What is being asked: Reproduce the listing exactly, with no pictures in your copy.

Material provided:
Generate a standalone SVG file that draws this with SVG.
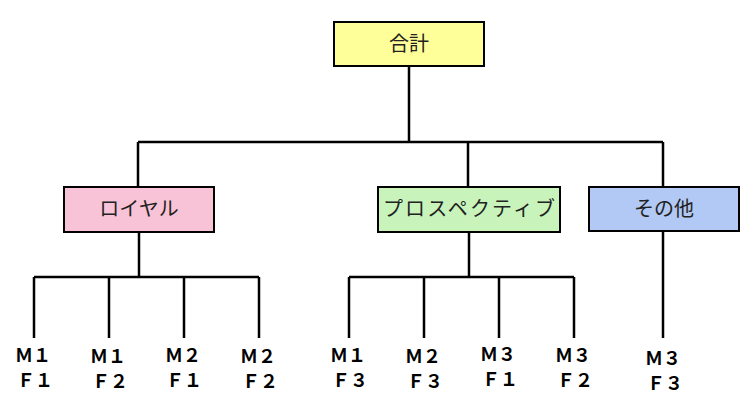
<svg xmlns="http://www.w3.org/2000/svg" width="750" height="414" viewBox="0 0 750 414">
<style>
.box{stroke:#000;stroke-width:2}
.lbl{font-family:"Noto Sans CJK JP","Noto Sans",sans-serif;font-size:20px;fill:#222;text-anchor:middle}
.leaf{font-family:"Noto Sans CJK JP","Noto Sans",sans-serif;font-size:18px;font-weight:bold;fill:#000;text-anchor:middle}
.conn{stroke:#000;stroke-width:2.5;fill:none}
</style>
<rect width="750" height="414" fill="#fff"/>
<g id="connectors">
<path class="conn" d="M409 66V142M138 142H663M138 142V187M468 142V187M663 142V187"/>
<path class="conn" d="M139 232V277M34 277H259M34 277V338M109 277V338M184 277V338M259 277V338"/>
<path class="conn" d="M469 232V277M349 277H574M349 277V338M424 277V338M499 277V338M574 277V338"/>
<path class="conn" d="M663 231V338"/>
</g>
<g id="total"><rect class="box" x="334" y="22" width="150" height="44" fill="#FFFF99"/><text class="lbl" x="409" y="51">合計</text></g>
<g id="royal"><rect class="box" x="64" y="187" width="150" height="45" fill="#F8C3D7"/><text class="lbl" x="139" y="216">ロイヤル</text></g>
<g id="prospective"><rect class="box" x="378" y="187" width="182" height="45" fill="#C8F4BC"/><text class="lbl" x="469" y="216" textLength="172" lengthAdjust="spacing">プロスペクティブ</text></g>
<g id="other"><rect class="box" x="589" y="187" width="150" height="44" fill="#B1C9F4"/><text class="lbl" x="664" y="216">その他</text></g>
<g id="m1f1"><text class="leaf" x="33" y="362">Ｍ１</text><text class="leaf" x="35" y="387">Ｆ１</text></g>
<g id="m1f2"><text class="leaf" x="108" y="363">Ｍ１</text><text class="leaf" x="110" y="388">Ｆ２</text></g>
<g id="m2f1"><text class="leaf" x="183" y="362">Ｍ２</text><text class="leaf" x="184" y="387">Ｆ１</text></g>
<g id="m2f2"><text class="leaf" x="258" y="363">Ｍ２</text><text class="leaf" x="260" y="388">Ｆ２</text></g>
<g id="m1f3"><text class="leaf" x="348" y="362">Ｍ１</text><text class="leaf" x="350" y="387">Ｆ３</text></g>
<g id="m2f3"><text class="leaf" x="423" y="363">Ｍ２</text><text class="leaf" x="425" y="388">Ｆ３</text></g>
<g id="m3f1"><text class="leaf" x="498" y="361">Ｍ３</text><text class="leaf" x="500" y="386">Ｆ１</text></g>
<g id="m3f2"><text class="leaf" x="573" y="362">Ｍ３</text><text class="leaf" x="575" y="387">Ｆ２</text></g>
<g id="m3f3"><text class="leaf" x="663" y="365">Ｍ３</text><text class="leaf" x="665" y="390">Ｆ３</text></g>
</svg>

Correct answer:
Generate a standalone SVG file that draws this with SVG.
<svg xmlns="http://www.w3.org/2000/svg" width="750" height="414" viewBox="0 0 750 414">
<style>
.box{stroke:#000;stroke-width:2}
.lbl{font-family:"Noto Sans CJK JP","Noto Sans",sans-serif;font-size:20px;fill:#222;text-anchor:middle}
.leaf{font-family:"Noto Sans CJK JP","Noto Sans",sans-serif;font-size:18px;font-weight:bold;fill:#000;text-anchor:middle}
.conn{stroke:#000;stroke-width:2.5;fill:none}
</style>
<rect width="750" height="414" fill="#fff"/>
<g id="connectors">
<path class="conn" d="M409 66V142M138 142H663M138 142V187M468 142V187M663 142V187"/>
<path class="conn" d="M139 232V277M34 277H259M34 277V338M109 277V338M184 277V338M259 277V338"/>
<path class="conn" d="M469 232V277M349 277H574M349 277V338M424 277V338M499 277V338M574 277V338"/>
<path class="conn" d="M663 231V338"/>
</g>
<g id="total"><rect class="box" x="334" y="22" width="150" height="44" fill="#FFFF99"/><text class="lbl" x="409" y="51">合計</text></g>
<g id="royal"><rect class="box" x="64" y="187" width="150" height="45" fill="#F8C3D7"/><text class="lbl" x="139" y="216">ロイヤル</text></g>
<g id="prospective"><rect class="box" x="378" y="187" width="182" height="45" fill="#C8F4BC"/><text class="lbl" x="469" y="216" textLength="172" lengthAdjust="spacing">プロスペクティブ</text></g>
<g id="other"><rect class="box" x="589" y="187" width="150" height="44" fill="#B1C9F4"/><text class="lbl" x="664" y="216">その他</text></g>
<g id="m1f1"><text class="leaf" x="33" y="362">Ｍ１</text><text class="leaf" x="35" y="387">Ｆ１</text></g>
<g id="m1f2"><text class="leaf" x="108" y="363">Ｍ１</text><text class="leaf" x="110" y="388">Ｆ２</text></g>
<g id="m2f1"><text class="leaf" x="183" y="362">Ｍ２</text><text class="leaf" x="184" y="387">Ｆ１</text></g>
<g id="m2f2"><text class="leaf" x="258" y="363">Ｍ２</text><text class="leaf" x="260" y="388">Ｆ２</text></g>
<g id="m1f3"><text class="leaf" x="348" y="362">Ｍ１</text><text class="leaf" x="350" y="387">Ｆ３</text></g>
<g id="m2f3"><text class="leaf" x="423" y="363">Ｍ２</text><text class="leaf" x="425" y="388">Ｆ３</text></g>
<g id="m3f1"><text class="leaf" x="498" y="361">Ｍ３</text><text class="leaf" x="500" y="386">Ｆ１</text></g>
<g id="m3f2"><text class="leaf" x="573" y="362">Ｍ３</text><text class="leaf" x="575" y="387">Ｆ２</text></g>
<g id="m3f3"><text class="leaf" x="663" y="365">Ｍ３</text><text class="leaf" x="665" y="390">Ｆ３</text></g>
</svg>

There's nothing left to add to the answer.